Data entries ::
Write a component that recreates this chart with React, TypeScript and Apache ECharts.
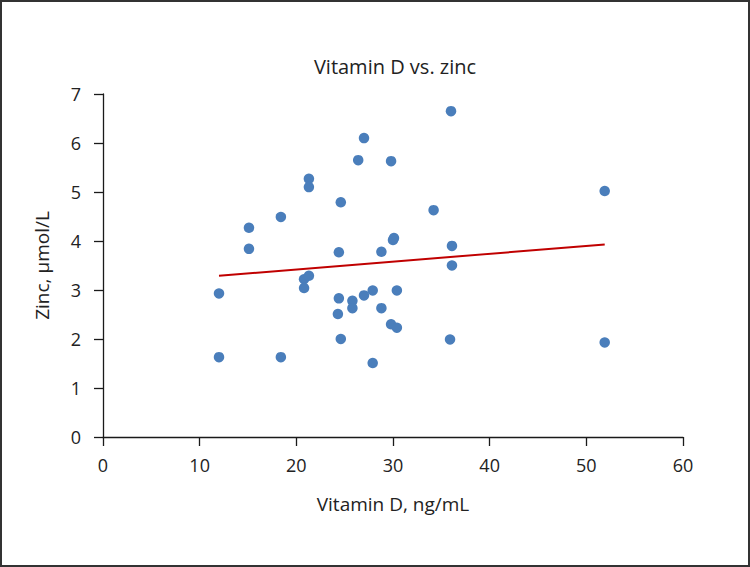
import React, { useEffect, useRef } from "react";
import * as echarts from "echarts";

const vitaminD = [
  36.0, 27.0, 26.4, 29.8, 21.3, 21.3, 24.6, 18.4, 15.1, 34.2, 15.1, 24.4, 28.8, 30.0, 30.1, 36.1, 36.1, 51.9,
  12.0, 20.8, 21.3, 20.8, 24.4, 25.8, 25.8, 27.0, 27.9, 30.4, 24.3, 28.8, 29.8, 30.4, 24.6, 35.9, 51.9, 12.0, 18.4, 27.9,
];
const zinc = [
  6.65, 6.10, 5.65, 5.63, 5.27, 5.10, 4.79, 4.49, 4.27, 4.63, 3.84, 3.77, 3.78, 4.02, 4.06, 3.90, 3.50, 5.02,
  2.93, 3.22, 3.29, 3.04, 2.83, 2.78, 2.63, 2.89, 2.99, 2.99, 2.51, 2.63, 2.30, 2.23, 2.00, 1.99, 1.93, 1.63, 1.63, 1.51,
];
const trendX = [12.0, 51.9];
const trendY = [3.29, 3.93];

const FONT = "'Open Sans', 'Noto Sans', sans-serif";

export default function App() {
  const ref = useRef<HTMLDivElement>(null);
  useEffect(() => {
    if (!ref.current) return;
    const chart = echarts.init(ref.current, null, { renderer: "svg" });
    const axisCommon = {
      axisLine: { show: true, onZero: false, lineStyle: { color: "#1a1a1a", width: 1.3 } },
      axisTick: { show: true, inside: false, length: 9, lineStyle: { color: "#1a1a1a", width: 1.3 } },
      splitLine: { show: false },
      nameTextStyle: { color: "#222", fontSize: 19, fontFamily: FONT },
    };
    chart.setOption({
      animation: false,
      backgroundColor: "transparent",
      title: {
        text: "Vitamin D vs. zinc",
        left: 390,
        textAlign: "center",
        top: 51,
        textStyle: { color: "#222", fontSize: 20, fontWeight: "normal", fontFamily: FONT },
      },
      grid: { left: 103, right: 67, top: 94, bottom: 130, containLabel: false },
      xAxis: {
        type: "value",
        min: 0,
        max: 60,
        interval: 10,
        name: "Vitamin D, ng/mL",
        nameLocation: "middle",
        nameGap: 57,
        ...axisCommon,
        axisLabel: { color: "#222", fontSize: 18, fontFamily: FONT, margin: 19 },
      },
      yAxis: {
        type: "value",
        min: 0,
        max: 7,
        interval: 1,
        name: "Zinc, µmol/L",
        nameLocation: "middle",
        nameGap: 52,
        ...axisCommon,
        axisLabel: { color: "#222", fontSize: 18, fontFamily: FONT, margin: 22 },
      },
      series: [
        {
          type: "line",
          data: trendX.map((x, i) => [x, trendY[i]]),
          symbol: "none",
          lineStyle: { color: "#c00000", width: 2 },
          z: 2,
        },
        {
          type: "scatter",
          data: vitaminD.map((x, i) => [x, zinc[i]]),
          symbolSize: 10.5,
          itemStyle: { color: "#4a7ebb", opacity: 1 },
          z: 3,
        },
      ],
    });
    return () => chart.dispose();
  }, []);
  return (
    <div
      style={{
        position: "absolute",
        left: 0,
        top: 0,
        width: 750,
        height: 567,
        boxSizing: "border-box",
        border: "2px solid #333",
        background: "#fff",
      }}
    >
      <div ref={ref} style={{ position: "absolute", left: -2, top: -2, width: 750, height: 567 }} />
    </div>
  );
}
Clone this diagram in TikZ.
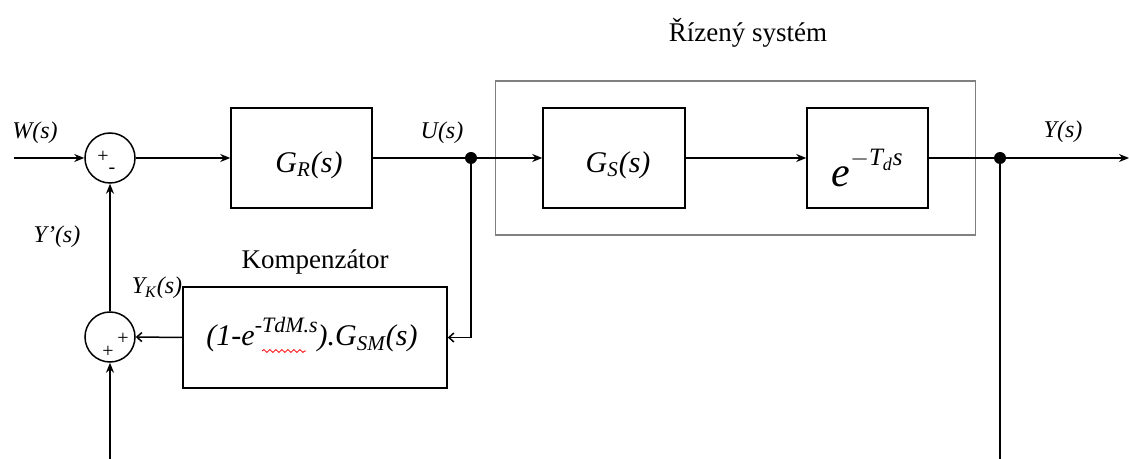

Goal of the exercise ::
Without any pictures, reproduce the lines from the first one in the material through the line that has "import * as", exactly as they appear.

Correct result ::
Write a component that recreates this chart with React, TypeScript and Apache ECharts.
import React, { useEffect, useRef } from "react";
import * as echarts from "echarts";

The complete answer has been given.